Written task: Reproduce every record below exactly as written, leaving out any pictures.

Information shown:
-*-*-

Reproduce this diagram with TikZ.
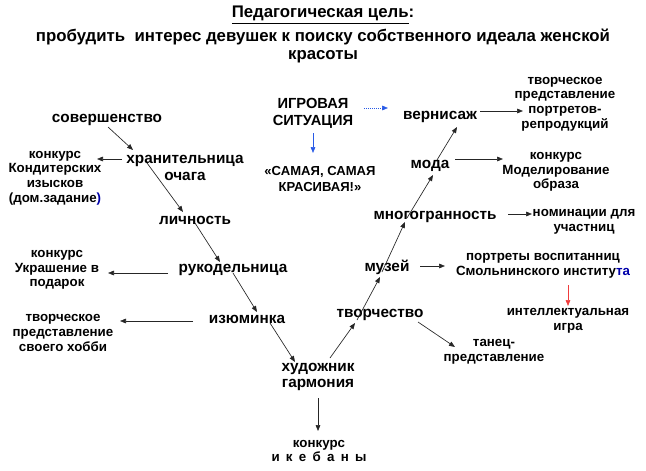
\documentclass[tikz,border=0pt]{standalone}
\usepackage{fontspec}
\setmainfont{Liberation Sans}
\usetikzlibrary{arrows.meta}
\definecolor{inkblue}{RGB}{0,0,170}
\definecolor{arrblue}{RGB}{40,90,230}
\definecolor{arrred}{RGB}{240,60,60}

\begin{document}
\begin{tikzpicture}
  [x=0.75pt,y=-0.75pt,every node/.style={align=center,inner sep=0pt},
   head/.style={font=\fontsize{12.6}{13.5}\selectfont\bfseries},
   big/.style={font=\fontsize{11.5}{12.5}\selectfont\bfseries},
   note/.style={font=\fontsize{10}{11}\selectfont\bfseries},
   arr/.style={-{Triangle[length=4.5pt,width=3.5pt]},line width=0.5pt,draw=black!85}]
  \useasboundingbox (0,0) rectangle (646,471);

  \node[head] (title) at (323,15) {\underline{Педагогическая цель}:};
  \node[head] (goal) at (323,46) {пробудить \ интерес девушек к поиску собственного идеала женской\\красоты};

  \node[font=\fontsize{11}{12.75}\selectfont\bfseries] (igra) at (313,113) {ИГРОВАЯ\\СИТУАЦИЯ};
  \node[note,font=\fontsize{9.8}{12}\selectfont\bfseries] (samaya) at (320,179) {«САМАЯ, САМАЯ\\КРАСИВАЯ!»};

  \node[big] (sover) at (107,120) {совершенство};
  \node[big] (hran) at (185,168) {хранительница\\очага};
  \node[big] (lich) at (195,220) {личность};
  \node[big] (ruk) at (233,270) {рукодельница};
  \node[big] (izum) at (247,319) {изюминка};
  \node[big] (khud) at (318,377) {художник\\гармония};
  \node[big] (tvor) at (380,315) {творчество};
  \node[big] (muz) at (387,267) {музей};
  \node[big] (mnog) at (435,217) {многогранность};
  \node[big] (moda) at (430,166) {мода};
  \node[big] (vern) at (440,117) {вернисаж};

  \node[note] (kond) at (55,178) {конкурс\\Кондитерских\\изысков\\(дом.задание\textcolor{inkblue}{)}};
  \node[note] (ukr) at (57,270) {конкурс\\Украшение в\\подарок};
  \node[note] (hobbi) at (63,333) {творческое\\представление\\своего хобби};
  \node[note] (ikeb) at (319,451) {конкурс\\{\spaceskip=4.7pt и к е б а н ы}};
  \node[note] (portr) at (565,104) {творческое\\представление\\портретов-\\репродукций};
  \node[note] (model) at (556,172) {конкурс\\Моделирование\\образа};
  \node[note] (nomin) at (584,222) {номинации для\\участниц};
  \node[note] (smoln) at (543,266) {портреты воспитанниц\\Смольнинского институ\textcolor{inkblue}{та}};
  \node[note] (intel) at (568,321) {интеллектуальная\\игра};
  \node[note] (tanec) at (494,352) {танец-\\представление};

  % left branch
  \path[every edge/.style={arr}]
    ([shift={(1,7)}]sover.center) edge ([shift={(-52,-18)}]hran.center)
    ([shift={(-38,-5)}]hran.center) edge ([shift={(-12,-8)}]lich.center)
    ([shift={(0,3)}]lich.center) edge ([shift={(-13,-8)}]ruk.center)
    ([shift={(0,3)}]ruk.center) edge ([shift={(10,-7)}]izum.center)
    ([shift={(23,4)}]izum.center) edge ([shift={(-23,-15)}]khud.center)
    ([shift={(-63,-9)}]hran.center) edge ([shift={(42,-19)}]kond.center)
    ([shift={(-65,3)}]ruk.center) edge ([shift={(51,3)}]ukr.center)
    ([shift={(-54,2)}]izum.center) edge ([shift={(57,-12)}]hobbi.center)
    ([shift={(0,21)}]khud.center) edge ([shift={(-1,-20)}]ikeb.center);

  % right branch
  \path[every edge/.style={arr}]
    ([shift={(12,-19)}]khud.center) edge ([shift={(-25,8)}]tvor.center)
    ([shift={(-23,5)}]tvor.center) edge ([shift={(-7,10)}]muz.center)
    ([shift={(-5,5)}]muz.center) edge ([shift={(-30,5)}]mnog.center)
    ([shift={(-28,1)}]mnog.center) edge ([shift={(3,9)}]moda.center)
    ([shift={(7,-6)}]moda.center) edge ([shift={(17,10)}]vern.center)
    ([shift={(40,-6)}]vern.center) edge ([shift={(-42,7)}]portr.center)
    ([shift={(25,-7)}]moda.center) edge ([shift={(-53,-13)}]model.center)
    ([shift={(73,-3)}]mnog.center) edge ([shift={(-52,-8)}]nomin.center)
    ([shift={(33,-1)}]muz.center) edge ([shift={(-98,0)}]smoln.center)
    ([shift={(38,7)}]tvor.center) edge ([shift={(-39,-5)}]tanec.center);

  % coloured arrows
  \path[every edge/.style={arr,draw=arrblue,densely dotted}]
    ([shift={(51,-5)}]igra.center) edge ([shift={(-52,-9)}]vern.center);
  \path[every edge/.style={arr,draw=arrblue}]
    ([shift={(0,20)}]igra.center) edge ([shift={(-7,-26)}]samaya.center);
  \path[every edge/.style={arr,draw=arrred}]
    ([shift={(25,19)}]smoln.center) edge ([shift={(0,-15)}]intel.center);
\end{tikzpicture}
\end{document}
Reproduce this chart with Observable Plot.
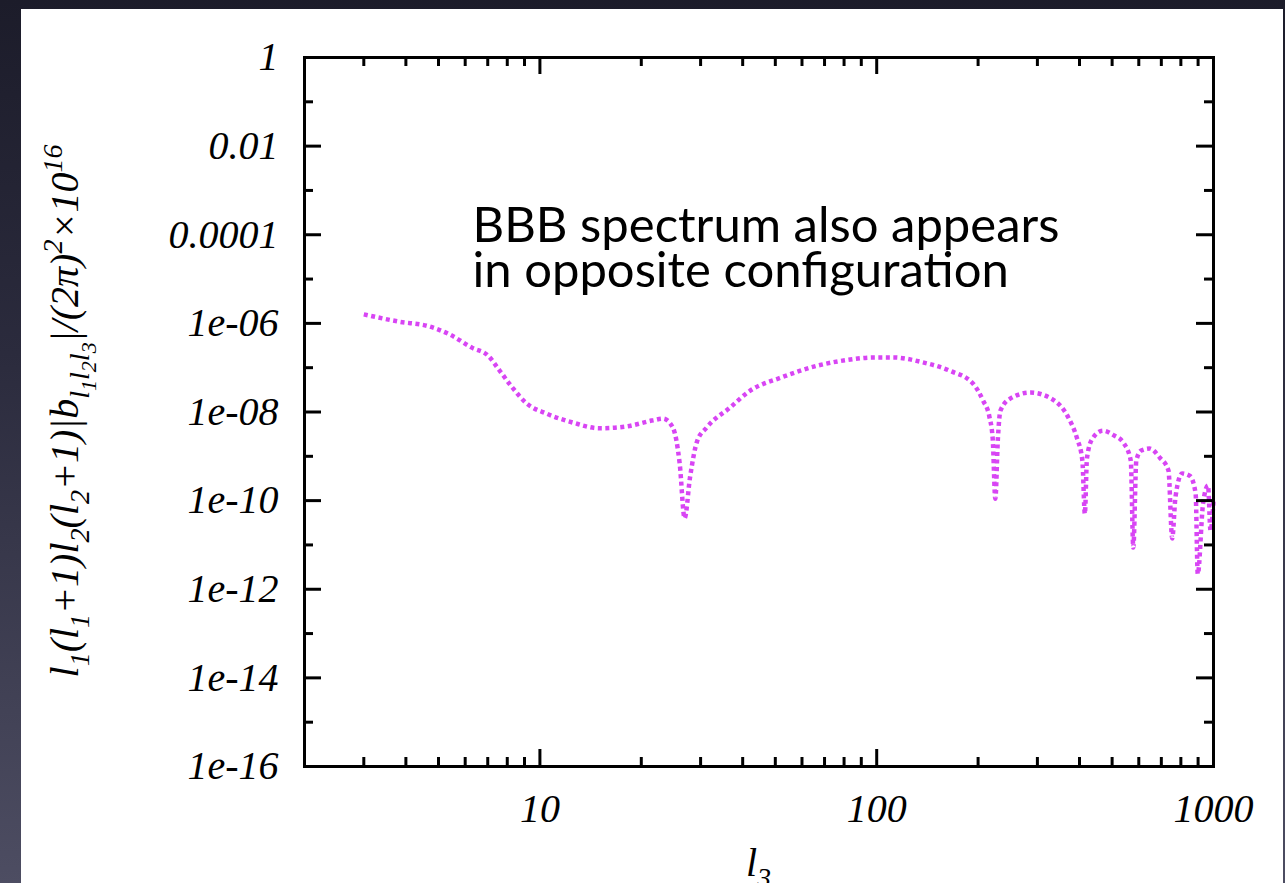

-*-*-

Response to the exercise:
Reproduce this diagram with TikZ.
\documentclass[tikz,border=0pt]{standalone}
\usepackage{fontspec}
\setmainfont{Liberation Sans}
\usetikzlibrary{arrows.meta}
\definecolor{inkblue}{RGB}{0,0,170}
\definecolor{arrblue}{RGB}{40,90,230}
\definecolor{arrred}{RGB}{240,60,60}

\begin{document}
\begin{tikzpicture}
  [x=0.75pt,y=-0.75pt,every node/.style={align=center,inner sep=0pt},
   head/.style={font=\fontsize{12.6}{13.5}\selectfont\bfseries},
   big/.style={font=\fontsize{11.5}{12.5}\selectfont\bfseries},
   note/.style={font=\fontsize{10}{11}\selectfont\bfseries},
   arr/.style={-{Triangle[length=4.5pt,width=3.5pt]},line width=0.5pt,draw=black!85}]
  \useasboundingbox (0,0) rectangle (646,471);

  \node[head] (title) at (323,15) {\underline{Педагогическая цель}:};
  \node[head] (goal) at (323,46) {пробудить \ интерес девушек к поиску собственного идеала женской\\красоты};

  \node[font=\fontsize{11}{12.75}\selectfont\bfseries] (igra) at (313,113) {ИГРОВАЯ\\СИТУАЦИЯ};
  \node[note,font=\fontsize{9.8}{12}\selectfont\bfseries] (samaya) at (320,179) {«САМАЯ, САМАЯ\\КРАСИВАЯ!»};

  \node[big] (sover) at (107,120) {совершенство};
  \node[big] (hran) at (185,168) {хранительница\\очага};
  \node[big] (lich) at (195,220) {личность};
  \node[big] (ruk) at (233,270) {рукодельница};
  \node[big] (izum) at (247,319) {изюминка};
  \node[big] (khud) at (318,377) {художник\\гармония};
  \node[big] (tvor) at (380,315) {творчество};
  \node[big] (muz) at (387,267) {музей};
  \node[big] (mnog) at (435,217) {многогранность};
  \node[big] (moda) at (430,166) {мода};
  \node[big] (vern) at (440,117) {вернисаж};

  \node[note] (kond) at (55,178) {конкурс\\Кондитерских\\изысков\\(дом.задание\textcolor{inkblue}{)}};
  \node[note] (ukr) at (57,270) {конкурс\\Украшение в\\подарок};
  \node[note] (hobbi) at (63,333) {творческое\\представление\\своего хобби};
  \node[note] (ikeb) at (319,451) {конкурс\\{\spaceskip=4.7pt и к е б а н ы}};
  \node[note] (portr) at (565,104) {творческое\\представление\\портретов-\\репродукций};
  \node[note] (model) at (556,172) {конкурс\\Моделирование\\образа};
  \node[note] (nomin) at (584,222) {номинации для\\участниц};
  \node[note] (smoln) at (543,266) {портреты воспитанниц\\Смольнинского институ\textcolor{inkblue}{та}};
  \node[note] (intel) at (568,321) {интеллектуальная\\игра};
  \node[note] (tanec) at (494,352) {танец-\\представление};

  % left branch
  \path[every edge/.style={arr}]
    ([shift={(1,7)}]sover.center) edge ([shift={(-52,-18)}]hran.center)
    ([shift={(-38,-5)}]hran.center) edge ([shift={(-12,-8)}]lich.center)
    ([shift={(0,3)}]lich.center) edge ([shift={(-13,-8)}]ruk.center)
    ([shift={(0,3)}]ruk.center) edge ([shift={(10,-7)}]izum.center)
    ([shift={(23,4)}]izum.center) edge ([shift={(-23,-15)}]khud.center)
    ([shift={(-63,-9)}]hran.center) edge ([shift={(42,-19)}]kond.center)
    ([shift={(-65,3)}]ruk.center) edge ([shift={(51,3)}]ukr.center)
    ([shift={(-54,2)}]izum.center) edge ([shift={(57,-12)}]hobbi.center)
    ([shift={(0,21)}]khud.center) edge ([shift={(-1,-20)}]ikeb.center);

  % right branch
  \path[every edge/.style={arr}]
    ([shift={(12,-19)}]khud.center) edge ([shift={(-25,8)}]tvor.center)
    ([shift={(-23,5)}]tvor.center) edge ([shift={(-7,10)}]muz.center)
    ([shift={(-5,5)}]muz.center) edge ([shift={(-30,5)}]mnog.center)
    ([shift={(-28,1)}]mnog.center) edge ([shift={(3,9)}]moda.center)
    ([shift={(7,-6)}]moda.center) edge ([shift={(17,10)}]vern.center)
    ([shift={(40,-6)}]vern.center) edge ([shift={(-42,7)}]portr.center)
    ([shift={(25,-7)}]moda.center) edge ([shift={(-53,-13)}]model.center)
    ([shift={(73,-3)}]mnog.center) edge ([shift={(-52,-8)}]nomin.center)
    ([shift={(33,-1)}]muz.center) edge ([shift={(-98,0)}]smoln.center)
    ([shift={(38,7)}]tvor.center) edge ([shift={(-39,-5)}]tanec.center);

  % coloured arrows
  \path[every edge/.style={arr,draw=arrblue,densely dotted}]
    ([shift={(51,-5)}]igra.center) edge ([shift={(-52,-9)}]vern.center);
  \path[every edge/.style={arr,draw=arrblue}]
    ([shift={(0,20)}]igra.center) edge ([shift={(-7,-26)}]samaya.center);
  \path[every edge/.style={arr,draw=arrred}]
    ([shift={(25,19)}]smoln.center) edge ([shift={(0,-15)}]intel.center);
\end{tikzpicture}
\end{document}
Reproduce this chart with Observable Plot.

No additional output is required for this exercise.